Fryday March 15. 1776. Congress resolved itself into a Committee of the whole to take into Consideration the State of New York, and after some time the President resumed the Chair and Mr. Harrison reported, that the Committee have come to certain Resolutions. These may be seen in the Journal and relate wholly to the defence of New York.1

This is the first Appearance of Mr. Harrison as Chairman of the Committee of the whole. The President Mr. Hancock had hitherto nominated Governor Ward of Rhode Island to that conspicuous distinction. Mr. Harrison had courted Mr. Hancock, and Mr. Hancock had courted Mr. Duane, Mr.

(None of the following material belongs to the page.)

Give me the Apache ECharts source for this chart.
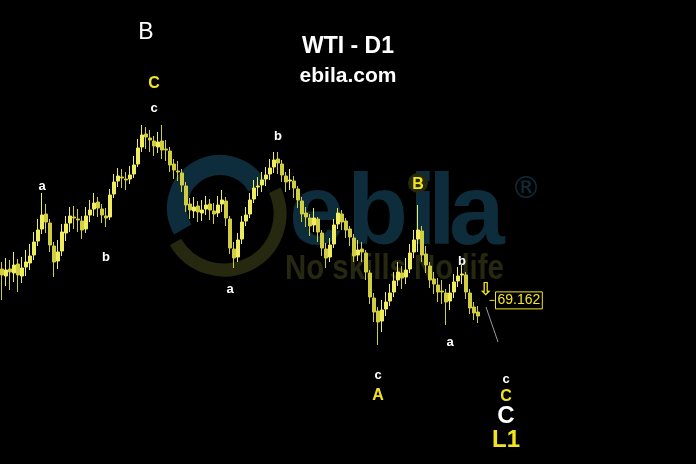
<!DOCTYPE html>
<html><head><meta charset="utf-8">
<script src="https://cdn.jsdelivr.net/npm/echarts@6/dist/echarts.min.js"></script>
<style>html,body{margin:0;padding:0;background:#000}#c{width:696px;height:464px}</style>
</head><body><div id="c"></div>
<script>
// daily bars (price units)
const opens = [72.3,71.6,72.3,71.9,72.8,71.6,72.5,72.9,73.7,75.1,76.3,77.8,76.9,74.6,73.1,74.1,75.9,76.9,77.5,77.3,
77.1,76.3,77.7,78.3,79.0,78.3,77.6,77.5,79.8,81.1,81.5,81.3,81.3,81.8,82.8,84.5,85.8,85.4,85.1,84.5,
85.1,84.3,84.1,82.8,82.1,81.9,80.6,78.8,78.1,78.6,77.9,78.3,78.8,78.1,77.9,78.8,79.1,77.3,74.3,73.5,
75.3,77.1,77.8,79.3,80.5,80.7,81.3,81.8,82.5,83.3,82.8,81.6,81.1,81.1,80.3,79.1,77.9,77.4,76.7,77.3,
75.9,74.3,73.5,74.8,76.8,77.8,77.1,76.3,75.4,73.7,74.3,73.9,71.9,69.4,68.1,67.1,68.3,69.1,70.0,71.2,
71.9,71.5,72.3,74.0,75.3,76.1,73.8,72.6,71.3,70.7,70.1,69.9,69.1,70.0,71.1,71.7,71.7,69.9,68.5,68.0];
const closes = [71.7,72.2,72.0,72.7,71.7,72.4,73.0,73.6,75.0,76.2,77.7,77.0,74.7,73.0,74.0,76.0,76.8,77.6,77.4,77.2,
76.2,77.6,78.2,78.9,78.4,77.7,77.4,79.7,81.0,81.6,81.4,81.2,81.7,82.7,84.4,85.7,85.5,85.2,84.6,85.0,
84.2,84.2,82.7,82.2,82.0,80.7,78.7,78.2,78.5,78.0,78.2,78.7,78.2,77.8,78.7,79.2,77.4,74.4,73.4,75.2,
77.0,77.7,79.2,80.4,80.6,81.2,81.7,82.4,83.2,82.9,81.7,81.0,81.2,80.4,79.2,77.8,77.5,76.6,77.4,76.0,
74.4,73.4,74.7,76.7,77.9,77.0,76.2,75.5,73.6,74.2,74.0,72.0,69.5,68.0,67.0,68.2,69.0,69.9,71.1,72.0,
71.4,72.2,73.9,75.2,76.2,73.7,72.7,71.2,70.8,70.0,70.0,69.0,69.9,71.0,71.6,71.8,70.0,68.4,67.9,67.6];
const lows = [69.2,70.6,70.2,71.0,70.0,70.9,71.6,72.2,73.2,74.6,75.8,75.9,74.0,71.5,72.3,73.6,75.1,76.0,76.3,76.0,
75.3,75.9,77.0,77.6,77.5,76.9,76.5,77.2,79.4,80.5,80.4,80.2,80.8,81.4,82.5,84.0,84.3,84.0,83.6,83.9,
83.3,83.1,82.0,81.3,81.1,80.0,78.0,77.3,77.4,77.0,77.1,77.7,77.2,76.8,77.5,78.0,76.6,73.8,72.4,73.0,
74.8,76.6,77.4,78.9,79.6,80.0,80.6,81.2,81.9,81.8,81.0,80.0,80.2,79.4,78.4,77.0,76.5,75.6,76.0,75.0,
73.6,72.4,73.0,74.4,76.3,76.2,75.4,74.6,73.0,73.1,73.0,71.2,68.8,67.0,64.7,66.0,67.6,68.6,69.5,70.6,
70.3,70.8,71.9,73.4,74.0,73.0,71.9,70.4,69.8,69.0,68.8,66.7,68.2,69.4,70.5,70.8,69.3,67.8,67.2,66.9];
const highs = [73.0,73.4,73.2,74.0,73.3,73.5,74.2,74.8,76.0,77.3,79.9,78.8,77.3,75.0,75.2,76.8,77.6,78.5,78.6,78.3,
77.6,78.5,79.2,79.9,79.5,78.8,78.4,80.3,81.8,82.4,82.3,82.0,82.6,83.6,85.3,86.7,86.5,86.2,85.6,86.0,
86.7,85.2,84.5,83.3,83.1,82.3,81.0,79.4,79.5,79.1,79.2,79.6,79.3,78.9,79.6,80.2,79.5,77.6,75.0,75.9,
77.6,78.5,79.9,81.2,81.5,82.0,82.5,83.3,84.0,84.0,83.2,82.0,82.3,81.6,80.6,79.5,78.5,77.8,78.4,77.5,
76.2,74.9,75.4,77.3,78.4,78.2,77.4,76.6,75.8,75.2,75.0,74.2,72.2,69.9,68.5,69.2,70.0,70.8,72.0,73.0,
72.6,73.4,74.8,76.2,78.7,76.6,74.6,73.0,72.0,71.4,71.2,70.3,70.8,71.8,72.5,72.7,72.0,70.3,69.0,68.6];
const categories = Array.from({length: 174}, (_, i) => 'D' + (i + 1));
// wave labels
const waveText  = ['B','C','c','a','b','b','a','B','b','a','c','A','c','C','C','L1'];
const waveIdx   = [36,38,38,10,26,69,57,104,115,112,94,94,126,126,126,126];
const wavePrice = [95.9,90.8,88.4,80.6,73.5,85.6,70.3,80.7,73.1,65.0,61.7,59.6,61.3,59.5,57.6,55.2];
const waveColor = ['#ffffff','#f2e422','#ffffff','#ffffff','#ffffff','#ffffff','#ffffff','#f2e422','#ffffff','#ffffff','#ffffff','#f2e422','#ffffff','#f2e422','#ffffff','#f2e422'];
const waveSize  = [23,16,13,13,13,13,13,16,13,13,13,16,13,16,24,24];
const lastPrice = 69.162;
const arrowPos = [121, 70.2];
const projLine = [[121, 68.5], [124, 65.0]];

const candleData = opens.map((o, i) => [o, closes[i], lows[i], highs[i]]);
const TEAL = '#0e2d3c', OLIVE = '#26290f', YEL = '#f2e422';
const F = 'bold 100px "Liberation Sans"';
const chart = echarts.init(document.getElementById('c'));
chart.setOption({
  backgroundColor: '#000',
  animation: false,
  title: {
    text: 'WTI - D1', subtext: 'ebila.com', left: 'center', top: 30, itemGap: 8,
    textStyle: {color: '#fff', fontSize: 23, fontWeight: 'bold', fontFamily: 'Liberation Sans'},
    subtextStyle: {color: '#fff', fontSize: 21, fontWeight: 'bold', fontFamily: 'Liberation Sans'}
  },
  grid: {left: 0, right: 0, top: 0, bottom: 0},
  xAxis: {type: 'category', data: categories, show: false, boundaryGap: true},
  yAxis: {type: 'value', min: 52.8, max: 99.2, show: false, splitLine: {show: false}},
  graphic: [
    {type: 'arc', z: 0, shape: {cx: 224, cy: 214, r: 56, startAngle: -25 * Math.PI / 180, endAngle: 150 * Math.PI / 180},
     style: {stroke: OLIVE, lineWidth: 13, fill: null}},
    {type: 'arc', z: 0, shape: {cx: 220, cy: 208, r: 43, startAngle: 150 * Math.PI / 180, endAngle: 330 * Math.PI / 180},
     style: {stroke: TEAL, lineWidth: 20, fill: null}},
    {type: 'text', z: 0, x: 289, y: 166, style: {text: 'e', fill: TEAL, font: F}},
    {type: 'text', z: 0, x: 347, y: 166, style: {text: 'b', fill: TEAL, font: F}},
    {type: 'text', z: 0, x: 409, y: 166, style: {text: 'i', fill: TEAL, font: F}},
    {type: 'text', z: 0, x: 428, y: 166, style: {text: 'l', fill: TEAL, font: F}},
    {type: 'text', z: 0, x: 449, y: 166, style: {text: 'a', fill: TEAL, font: F}},
    {type: 'circle', z: 1, shape: {cx: 418, cy: 183, r: 10}, style: {fill: OLIVE}},
    {type: 'text', z: 0, x: 511, y: 175, style: {text: '®', fill: TEAL, font: '30px "DejaVu Sans"'}},
    {type: 'text', z: 0, x: 285, y: 252, scaleX: 0.84, style: {text: 'No skills No life', fill: OLIVE, font: 'bold 35px "Liberation Sans"'}}
  ],
  series: [
    {
      type: 'candlestick', data: candleData, barWidth: 3, z: 3,
      itemStyle: {color: '#f0ec62', color0: '#d0cd40', borderColor: '#f0ec62', borderColor0: '#d0cd40', borderWidth: 1},
      markLine: {silent: true, symbol: 'none', label: {show: false},
        lineStyle: {color: '#9a9a9a', width: 1, type: 'solid'},
        data: [[{coord: projLine[0]}, {coord: projLine[1]}]]}
    },
    {
      type: 'scatter', symbolSize: 0, z: 5, silent: true, itemStyle: {opacity: 1},
      label: {show: true, position: 'inside', formatter: '{b}', fontFamily: 'Liberation Sans', fontWeight: 'bold', opacity: 1},
      data: waveText.map((t, i) => ({name: t, value: [waveIdx[i], wavePrice[i]],
        label: {color: waveColor[i], fontSize: waveSize[i], opacity: 1, fontWeight: waveSize[i] === 23 ? 'normal' : 'bold'}}))
    },
    {
      type: 'scatter', z: 5, silent: true, symbol: 'rect', symbolSize: [5, 1], symbolOffset: [-2, 0],
      itemStyle: {color: YEL, opacity: 1},
      label: {show: true, position: 'right', distance: 1, color: YEL, fontSize: 14, opacity: 1,
        fontFamily: 'Liberation Sans', borderColor: YEL, borderWidth: 1, padding: [2, 2, 1, 2],
        formatter: () => lastPrice.toFixed(3)},
      data: [[123, lastPrice]]
    },
    {
      type: 'scatter', symbolSize: 0, z: 5, silent: true, itemStyle: {opacity: 1},
      label: {show: true, position: 'inside', formatter: '⇩', color: YEL, opacity: 1, fontSize: 18, fontWeight: 'bold', fontFamily: 'DejaVu Sans'},
      data: [arrowPos]
    }
  ]
});
</script></body></html>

Dickenson and their Party, and leaned 371so partially in their favour, that Mr. Samuel Adams had become very bitter against Mr. Hancock and spoke of him with great Asperity, in private Circles, and this Alienation between them continued from this time till the Year 1789, thirteen Years, when they were again reconciled. Governor Ward was become extreamly Obnoxious to Mr. Hancocks Party by his zealous Attachment to Mr. Samuel Adams and Mr. Richard Henry Lee. Such I supposed were the motives which excited Mr. Hancock, to bring forward Mr. Harrison.2

Although Harrison was another Sir John Falstaff, excepting in his Larcenies and Robberies, his Conversation disgusting to every Man of Delicacy or decorum, Obscaene, profane, impious, perpetually ridiculing the Bible, calling it the Worst Book in the World, yet as I saw he was to be often nominated with Us in Business, I took no notice of his Vices or Follies, but treated him and Mr. Hancock too with uniform Politeness. I was however, too intimate with Mr. Lee, Mr. Adams, Mr. Ward &c. to escape the Jealousy and Malignity of their Adversaries. Hence I suppose the Calumnies that were written or otherwise insinuated into the Minds of the Army that I was an Enemy to Washington, in favour of an annual Election of a General, against Enlisting Troops during the War &c. &c. all utterly false and groundless.3

1.

JCC , 4:206–207.

2.

Ward may have already been ill with smallpox, of which he died on 26 March; see the entry of that date below. But JA's own extracts above show that Harrison had been named chairman of a committee of the whole as early as 5 March.

3.

An adequate explanation of these allusions would require a short monograph on the relations of JA and Washington and particularly on the charges sometimes encountered that JA participated in what has come to be called “the Conway Cabal.” For the worst of the allegations against JA see John C. Fitzpatrick, George Washington Himself, Indianapolis, 1933, ch. 48; and for a refutation see Bernhard Knollenberg, Washington and the Revolution: A Reappraisal, N.Y., 1940, ch. 7, including the important appendix thereto. In an appendix on “Rush and Washington,” in Benjamin Rush's Letters , 2:1197–1208, L. H. Butterfield has dealt with aspects of the JA–Washington relationship and concluded that Fitzpatrick's delineation of JA as Washington's spiteful rival during the Revolution is caricature rather than history.